What the task asks >> Take every line from the listing below that includes "code" and copy it.

Records provided >>
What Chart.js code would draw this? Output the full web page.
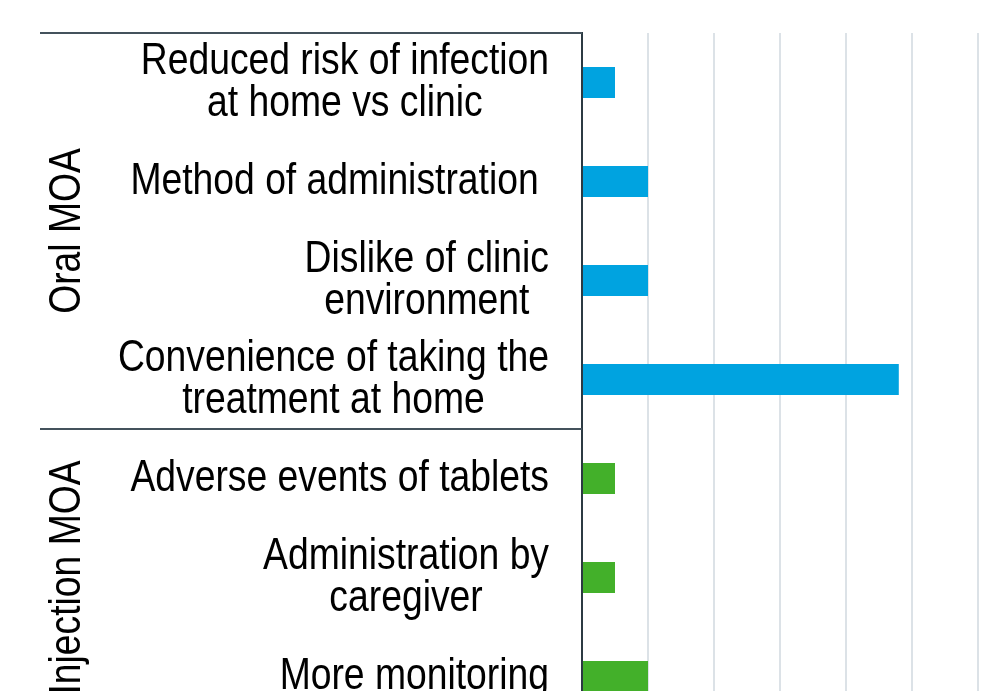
<!DOCTYPE html>
<html>
<head>
<meta charset="utf-8">
<script src="https://cdn.jsdelivr.net/npm/chart.js@4.4.1/dist/chart.umd.min.js"></script>
<style>
  html, body { margin: 0; padding: 0; background: #ffffff; overflow: hidden; }
  #wrap { position: relative; width: 988px; height: 760px; }
</style>
</head>
<body>
<div id="wrap"><canvas id="c" width="988" height="760"></canvas></div>
<script>
// ---- data ----
const categories = [
  ["Reduced risk of infection", "at home vs clinic"],
  ["Method of administration "],
  ["Dislike of clinic", "environment"],
  ["Convenience of taking the", "treatment at home"],
  ["Adverse events of tablets"],
  ["Administration by", "caregiver"],
  ["More monitoring"]
];
const values = [5, 10, 10, 48, 5, 5, 10];
const groupNames = ["Oral MOA", "Injection MOA"];
const groupSizes = [4, 3];
const groupColors = ["#00a3e0", "#43b02a"];
const xTicksMin = 0, xTicksMax = 60, xTickStep = 10;

// ---- font handling: Arial-metric sans, horizontally condensed ----
const FAMILY = '"Liberation Sans", Arial, sans-serif';
const SX = 0.857;
const FONT_SIZE = 43.5;
const LINE_H = 42;

// bar colours from group membership
const barColors = [];
groupSizes.forEach((n, g) => { for (let i = 0; i < n; i++) barColors.push(groupColors[g]); });

const labelPlugin = {
  id: 'labelPlugin',
  afterDraw(chart) {
    const ctx = chart.ctx;
    const y = chart.scales.y;
    const area = chart.chartArea;
    ctx.save();
    ctx.font = FONT_SIZE + 'px ' + FAMILY;
    ctx.fillStyle = '#000000';
    ctx.textBaseline = 'middle';
    ctx.textAlign = 'center';
    const blockRight = area.left - 33;
    categories.forEach((lines, i) => {
      const cy = y.getPixelForTick(i);
      const widths = lines.map(l => ctx.measureText(l).width * SX);
      const bw = Math.max(...widths);
      const cx = blockRight - bw / 2;
      lines.forEach((l, k) => {
        const ly = cy + (k - (lines.length - 1) / 2) * LINE_H;
        ctx.save();
        ctx.translate(cx, ly);
        ctx.scale(SX, 1);
        ctx.fillText(l, 0, 0);
        ctx.restore();
      });
    });

    // group separators and rotated group labels
    ctx.strokeStyle = '#44525c';
    ctx.lineWidth = 2;
    const lineLeft = 40;
    let start = 0;
    const bounds = [];
    groupSizes.forEach((n, g) => {
      const top = start === 0 ? area.top : (y.getPixelForTick(start - 1) + y.getPixelForTick(start)) / 2;
      const end = start + n;
      const bottom = end >= categories.length ? area.bottom : (y.getPixelForTick(end - 1) + y.getPixelForTick(end)) / 2;
      bounds.push([top, bottom]);
      ctx.beginPath();
      ctx.moveTo(lineLeft, Math.round(top));
      ctx.lineTo(area.left, Math.round(top));
      ctx.stroke();
      start = end;
    });
    ctx.textBaseline = 'alphabetic';
    groupNames.forEach((name, g) => {
      const [t, b] = bounds[g];
      ctx.save();
      ctx.translate(80, (t + b) / 2);
      ctx.rotate(-Math.PI / 2);
      ctx.scale(SX, 1);
      ctx.fillText(name, 0, 0);
      ctx.restore();
    });
    ctx.restore();
  }
};

new Chart(document.getElementById('c'), {
  type: 'bar',
  data: {
    labels: categories,
    datasets: [{
      label: 'Reasons',
      data: values,
      backgroundColor: barColors,
      borderWidth: 0,
      barPercentage: 0.313,
      categoryPercentage: 1
    }]
  },
  options: {
    indexAxis: 'y',
    responsive: false,
    animation: false,
    devicePixelRatio: 1,
    layout: { padding: { left: 0, top: 33, right: 10, bottom: 34 } },
    plugins: { legend: { display: false }, tooltip: { enabled: false }, title: { display: false } },
    scales: {
      x: {
        min: xTicksMin, max: xTicksMax,
        ticks: { display: false, stepSize: xTickStep },
        grid: { color: '#dce2e7', lineWidth: 2, drawTicks: false },
        border: { display: false }
      },
      y: {
        z: 1,
        ticks: { display: false },
        grid: { display: false, drawTicks: false },
        border: { display: true, color: '#2c3a43', width: 2 },
        afterFit(scale) { scale.width = 582; }
      }
    }
  },
  plugins: [labelPlugin]
});
</script>
</body>
</html>
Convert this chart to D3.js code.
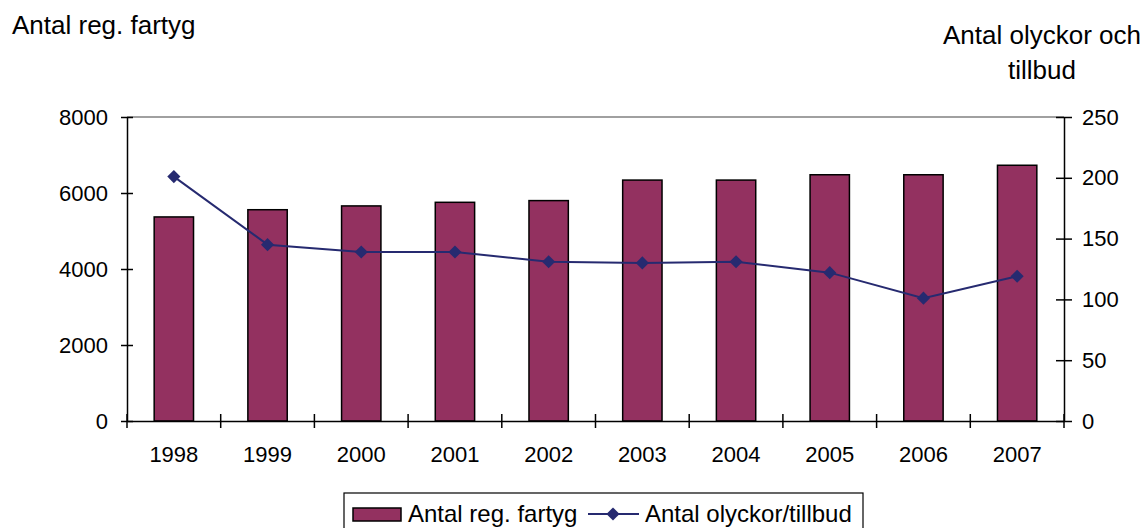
<!DOCTYPE html>
<html>
<head>
<meta charset="utf-8">
<script src="https://cdn.jsdelivr.net/npm/d3@7"></script>
<style>
  body { margin: 0; background: #fff; }
  svg { font-family: "Liberation Sans", Arial, sans-serif; }
</style>
</head>
<body>
<svg id="chart" width="1145" height="528"></svg>
<script>
const years = ["1998", "1999", "2000", "2001", "2002", "2003", "2004", "2005", "2006", "2007"];
const fartyg = [5370, 5560, 5660, 5755, 5800, 6340, 6340, 6480, 6480, 6730];
const olyckor = [201, 145, 139, 139, 131, 130, 131, 122, 101, 119];
const leftTicks = [0, 2000, 4000, 6000, 8000];
const rightTicks = [0, 50, 100, 150, 200, 250];

const svg = d3.select("#chart");
const plotL = 127, plotR = 1064, plotT = 117, plotB = 421;
const barColor = "#933160";
const lineColor = "#262a70";

const x = d3.scaleBand().domain(years).range([plotL, plotR]);
const yL = d3.scaleLinear().domain([0, 8000]).range([plotB, plotT]);
const yR = d3.scaleLinear().domain([0, 250]).range([plotB, plotT]);

// top border of plot area
svg.append("line")
    .attr("x1", plotL).attr("x2", plotR)
    .attr("y1", plotT).attr("y2", plotT)
    .attr("stroke", "#808080").attr("stroke-width", 1.5);

// bars
const bw = x.bandwidth() * 0.42;
svg.selectAll("rect.bar")
    .data(years)
    .enter().append("rect")
    .attr("class", "bar")
    .attr("x", d => x(d) + x.bandwidth() / 2 - bw / 2)
    .attr("y", (d, i) => yL(fartyg[i]))
    .attr("width", bw)
    .attr("height", (d, i) => plotB - yL(fartyg[i]))
    .attr("fill", barColor)
    .attr("stroke", "#000")
    .attr("stroke-width", 1.5);

// line
const line = d3.line()
    .x((d, i) => x(years[i]) + x.bandwidth() / 2)
    .y(d => yR(d));
svg.append("path")
    .datum(olyckor)
    .attr("d", line)
    .attr("fill", "none")
    .attr("stroke", lineColor)
    .attr("stroke-width", 2);

const diamond = d3.symbol().type(d3.symbolDiamond2).size(110);
svg.selectAll("path.pt")
    .data(olyckor)
    .enter().append("path")
    .attr("class", "pt")
    .attr("d", diamond)
    .attr("transform", (d, i) => `translate(${x(years[i]) + x.bandwidth() / 2},${yR(d)})`)
    .attr("fill", lineColor);

// axes
const leftAxis = d3.axisLeft(yL).tickValues(leftTicks).tickFormat(d3.format("d"))
    .tickSizeInner(6).tickSizeOuter(0).tickPadding(13);
const gl = svg.append("g").attr("transform", `translate(${plotL},0)`).call(leftAxis);

const rightAxis = d3.axisRight(yR).tickValues(rightTicks).tickFormat(d3.format("d"))
    .tickSizeInner(7).tickSizeOuter(0).tickPadding(11);
const gr = svg.append("g").attr("transform", `translate(${plotR},0)`).call(rightAxis);

const bottomAxis = d3.axisBottom(x).tickSize(0).tickPadding(25);
const gb = svg.append("g").attr("transform", `translate(0,${plotB})`).call(bottomAxis);

[gl, gr, gb].forEach(g => {
    g.selectAll("path.domain").attr("stroke", "#000").attr("stroke-width", 1.5);
    g.selectAll("text").attr("font-size", 22).attr("fill", "#000")
        .attr("font-family", "'Liberation Sans', Arial, sans-serif");
});
// crossing ticks
gl.selectAll(".tick line").attr("x1", 6).attr("x2", -6).attr("stroke", "#000").attr("stroke-width", 1.5);
gr.selectAll(".tick line").attr("x1", -8).attr("x2", 8).attr("stroke", "#000").attr("stroke-width", 1.5);

// category boundary ticks on x axis
const bounds = years.map(d => x(d)).concat([plotR]);
svg.selectAll("line.xt")
    .data(bounds)
    .enter().append("line")
    .attr("class", "xt")
    .attr("x1", d => d).attr("x2", d => d)
    .attr("y1", plotB - 7).attr("y2", plotB + 7)
    .attr("stroke", "#000").attr("stroke-width", 1.5);

// axis titles
svg.append("text").attr("x", 12).attr("y", 34)
    .attr("font-size", 26).text("Antal reg. fartyg");
svg.append("text").attr("x", 1042).attr("y", 44).attr("text-anchor", "middle")
    .attr("font-size", 26).text("Antal olyckor och");
svg.append("text").attr("x", 1042).attr("y", 79).attr("text-anchor", "middle")
    .attr("font-size", 26).text("tillbud");

// legend
const lg = svg.append("g");
lg.append("rect").attr("x", 344).attr("y", 493).attr("width", 519).attr("height", 44)
    .attr("fill", "#fff").attr("stroke", "#000").attr("stroke-width", 1.2);
lg.append("rect").attr("x", 353).attr("y", 508).attr("width", 48).attr("height", 13)
    .attr("fill", barColor).attr("stroke", "#000").attr("stroke-width", 1.5);
lg.append("text").attr("x", 408).attr("y", 522).attr("font-size", 24).text("Antal reg. fartyg");
lg.append("line").attr("x1", 588).attr("x2", 639).attr("y1", 514).attr("y2", 514)
    .attr("stroke", lineColor).attr("stroke-width", 2);
lg.append("path").attr("d", diamond).attr("transform", "translate(613,514)").attr("fill", lineColor);
lg.append("text").attr("x", 645).attr("y", 522).attr("font-size", 24).text("Antal olyckor/tillbud");
</script>
</body>
</html>
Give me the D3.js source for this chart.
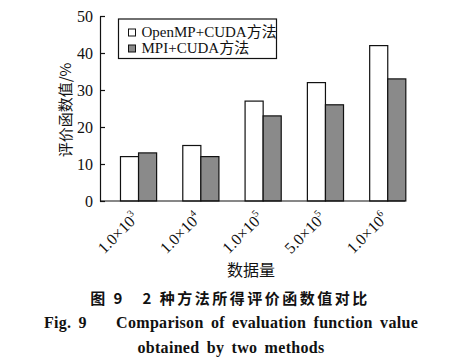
<!DOCTYPE html>
<html>
<head>
<meta charset="utf-8">
<script src="https://cdn.jsdelivr.net/npm/d3@7"></script>
<style>
  body { margin: 0; background: #fff; }
  svg { display: block; }
</style>
</head>
<body>
<svg id="chart" width="464" height="361"></svg>
<script>
// data
const categories = ['1.0×10^3', '1.0×10^4', '1.0×10^5', '5.0×10^5', '1.0×10^6'];
const seriesNames = ['OpenMP+CUDA方法', 'MPI+CUDA方法'];
const openmpValues = [12, 15, 27, 32, 42];
const mpiValues = [13, 12, 23, 26, 33];
const yTicks = [0, 10, 20, 30, 40, 50];

const svg = d3.select('#chart');
const serif = '"Liberation Serif", "Times New Roman", serif';
const cjk = '"Noto Sans CJK SC", sans-serif';
const mixed = '"Liberation Serif", "Noto Sans CJK SC", serif';

const y = d3.scaleLinear().domain([0, 50]).range([201, 16]);

const x = d3.scaleBand()
  .domain(categories)
  .range([107.4, 418.9])
  .paddingInner(0.42)
  .paddingOuter(0.21);

const xSub = d3.scaleBand()
  .domain(seriesNames)
  .range([0, x.bandwidth()]);

const fills = ['#ffffff', '#8a8a8a'];

const rows = categories.map((c, i) => ({ cat: c, vals: [openmpValues[i], mpiValues[i]] }));

// bars
const groups = svg.append('g')
  .selectAll('g')
  .data(rows)
  .enter()
  .append('g')
  .attr('transform', d => `translate(${x(d.cat)},0)`);

groups.selectAll('rect')
  .data(d => d.vals.map((v, k) => ({ name: seriesNames[k], v, k })))
  .enter()
  .append('rect')
  .attr('x', d => xSub(d.name))
  .attr('y', d => y(d.v))
  .attr('width', xSub.bandwidth())
  .attr('height', d => y(0) - y(d.v))
  .attr('fill', d => fills[d.k])
  .attr('stroke', '#111')
  .attr('stroke-width', 1.2);

// axes
const yAxis = d3.axisLeft(y).tickValues(yTicks).tickSizeInner(-5).tickSizeOuter(0).tickPadding(7);
const gy = svg.append('g').attr('transform', 'translate(100,0)').call(yAxis);
gy.select('.domain').attr('stroke', '#111').attr('stroke-width', 1.2);
gy.selectAll('.tick line').attr('stroke', '#111').attr('stroke-width', 1.2);
gy.selectAll('.tick text')
  .style('font-family', serif)
  .style('font-size', '16px')
  .attr('fill', '#111');

svg.append('line')
  .attr('x1', 100).attr('x2', 405)
  .attr('y1', y(0)).attr('y2', y(0))
  .attr('stroke', '#111').attr('stroke-width', 1.2);

// x tick labels, rotated
const xl = svg.append('g')
  .selectAll('text')
  .data(categories)
  .enter()
  .append('text')
  .attr('transform', d => `translate(${x(d) + x.bandwidth() / 2 + 1},219) rotate(-45)`)
  .attr('text-anchor', 'end')
  .style('font-family', serif)
  .style('font-size', '16px')
  .attr('fill', '#111');

xl.each(function (d) {
  const parts = d.split('^');
  const t = d3.select(this);
  t.append('tspan').text(parts[0]);
  t.append('tspan').attr('dy', -7).style('font-size', '10px').text(parts[1]);
});

// axis titles
svg.append('text')
  .attr('transform', 'translate(71,110) rotate(-90)')
  .attr('text-anchor', 'middle')
  .style('font-family', cjk)
  .style('font-size', '15px')
  .attr('fill', '#111')
  .text('评价函数值/%');

svg.append('text')
  .attr('x', 251).attr('y', 276)
  .attr('text-anchor', 'middle')
  .style('font-family', cjk)
  .style('font-size', '16px')
  .attr('fill', '#111')
  .text('数据量');

// legend
const legend = svg.append('g').attr('transform', 'translate(118.5,19)');
legend.append('rect')
  .attr('width', 158).attr('height', 39.5)
  .attr('fill', '#fff').attr('stroke', '#111').attr('stroke-width', 1.2);

seriesNames.forEach((name, k) => {
  const row = legend.append('g').attr('transform', `translate(10,${10 + k * 16})`);
  row.append('rect')
    .attr('width', 7).attr('height', 7)
    .attr('fill', fills[k]).attr('stroke', '#111').attr('stroke-width', 1);
  row.append('text')
    .attr('x', 13).attr('y', 7.5)
    .style('font-family', mixed)
    .style('font-size', '15px')
    .attr('fill', '#111')
    .text(name);
});

// caption
svg.append('text')
  .attr('x', 230).attr('y', 304)
  .attr('text-anchor', 'middle')
  .style('font-family', cjk)
  .style('font-size', '15px')
  .style('font-weight', 'bold')
  .style('letter-spacing', '2.5px')
  .attr('fill', '#111')
  .text('图 9\u00a0\u00a0 2 种方法所得评价函数值对比');

svg.append('text')
  .attr('x', 231).attr('y', 328)
  .attr('text-anchor', 'middle')
  .style('font-family', serif)
  .style('font-size', '16px')
  .style('font-weight', 'bold')
  .style('word-spacing', '3px')
  .style('letter-spacing', '0.3px')
  .attr('fill', '#111')
  .text('Fig. 9\u00a0\u00a0\u00a0 Comparison of evaluation function value');

svg.append('text')
  .attr('x', 231).attr('y', 353)
  .attr('text-anchor', 'middle')
  .style('font-family', serif)
  .style('font-size', '16px')
  .style('font-weight', 'bold')
  .style('word-spacing', '3px')
  .style('letter-spacing', '0.3px')
  .attr('fill', '#111')
  .text('obtained by two methods');
</script>
</body>
</html>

Written reply >>
What Chart.js code would draw this? Output the full web page.
Convert this chart to D3.js code.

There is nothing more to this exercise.